Strategic implications for different players diverge. Fintechs and personal-loan providers like SoFi see opportunity if credit-card issuance declines, but even they face risks relating to underwriting discipline and regulatory backlash. For banks, exposure to subprime portfolios will likely become a drag, prompting product redesigns, increased use of fees (where allowed), and a tightening of credit criteria. Card networks could lose revenue via both rate caps and proposed “swipe fee” reforms (e.g. the Credit Card Competition Act).
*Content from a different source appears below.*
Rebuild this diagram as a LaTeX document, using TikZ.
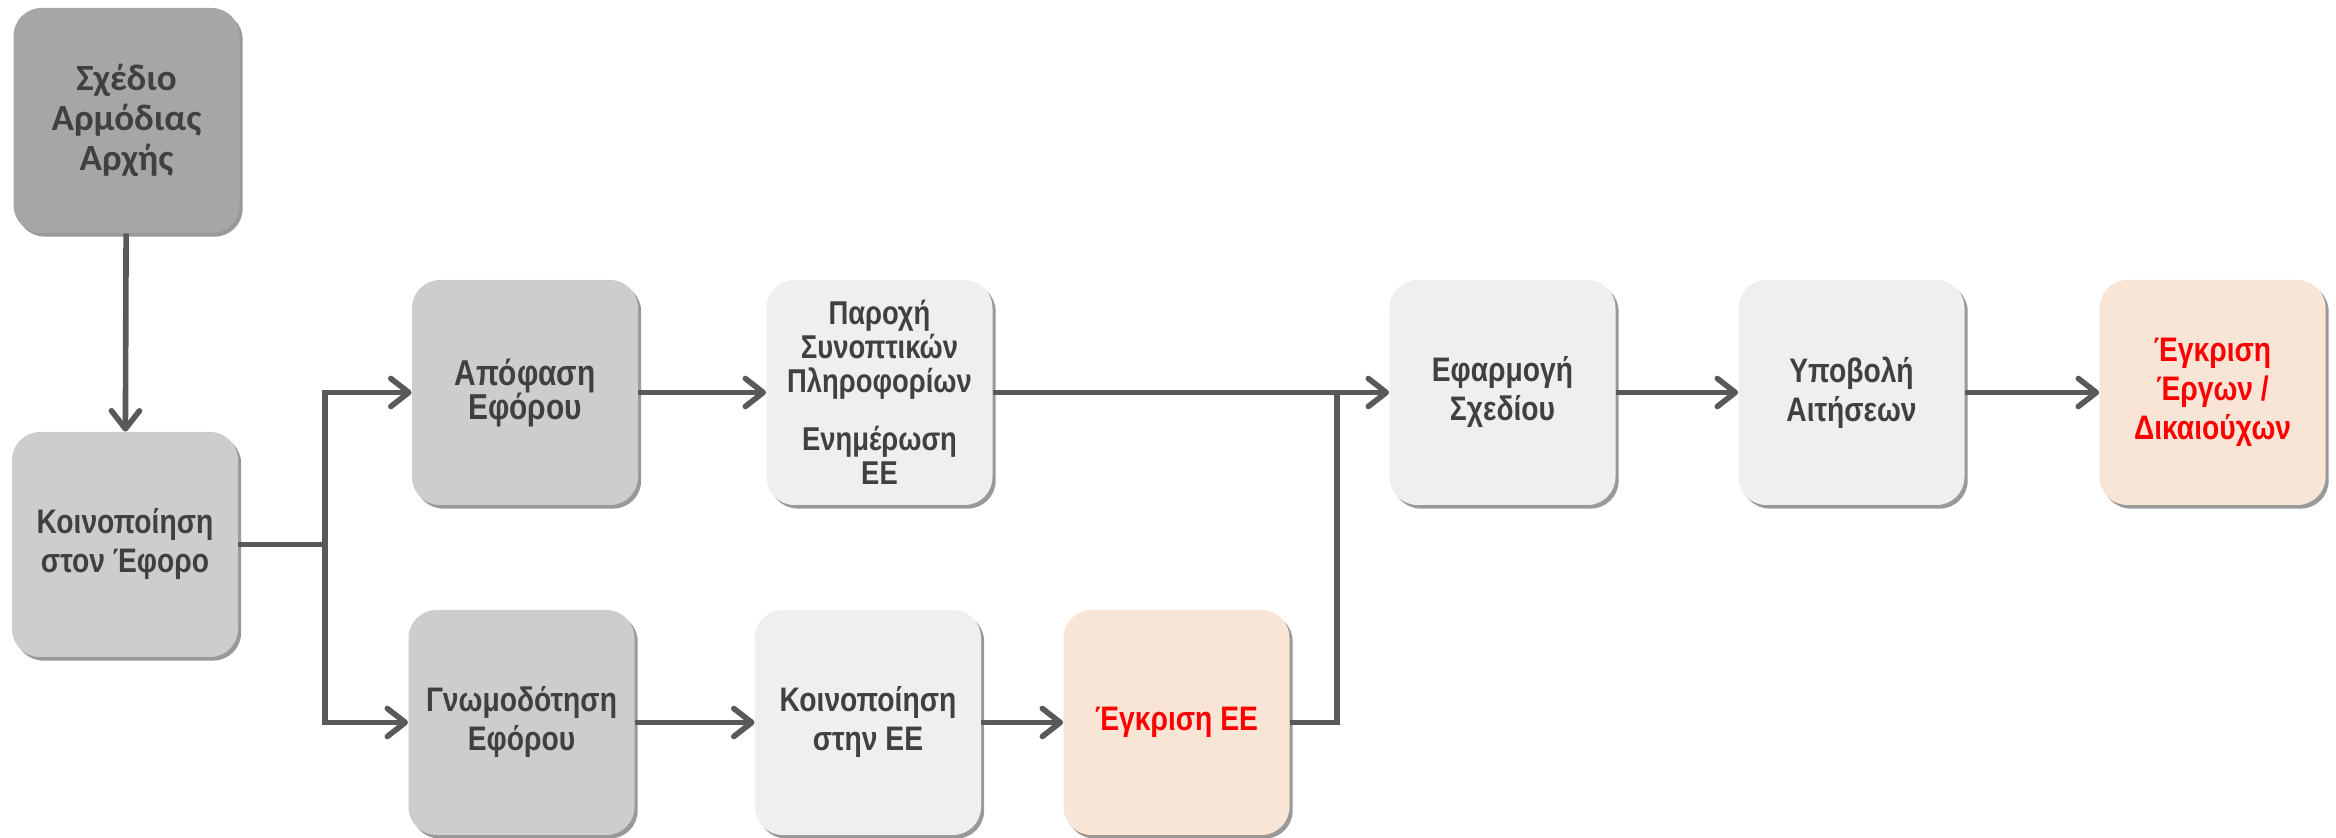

Open questions remain: will Congress even act? What is the constitutional/regulatory authority to impose the cap? How will banks adjust metrics like underwriting, fees, and risk weights? What are the macroeconomic consequences of reduced consumer credit in a economy where spending counts for ~70% of GDP? And what precedents or state-level experiences should inform this? Answering these will shape whether this is a short-term policy noise or a lasting turn in financial regulation.

Supporting Notes
  • Trump proposed a one-year 10% cap on credit-card interest rates, effective January 20, 2026.
  • Average credit-card interest rates were about 20.97% in November 2025.
  • Bank of America posted $7.6 billion profit in Q4 2025 vs $6.8 billion a year earlier; Wells Fargo earned $5.36 billion in Q4 vs $5.08 billion in 2024.
  • Credit card balances at Bank of America rose about 3% year-over-year to $103 billion; debit and credit spending rose ~6%. Delinquencies and charge-offs remained stable.
  • Capital One shares plunged 6.4%, American Express fell about 4.3%, JPMorgan dropped 1.4%, with wider financial sector declines on implementation fears.
  • Estimated U.S. credit card debt is $1.23 trillion; interest rates averaging ~19.65%–21.5%.
  • Banks warn the cap could cause reduced credit access, higher costs via fees or credit-denial, and push borrowers toward more expensive, unregulated lending.
  • SoFi CEO Anthony Noto claims personal loans providers could benefit, stepping in to serve consumers priced out of credit card markets.
  • Analysts and banking trade groups deem legislative risk “low to moderate”; many regard the measure as unlikely to pass Congress in its current form.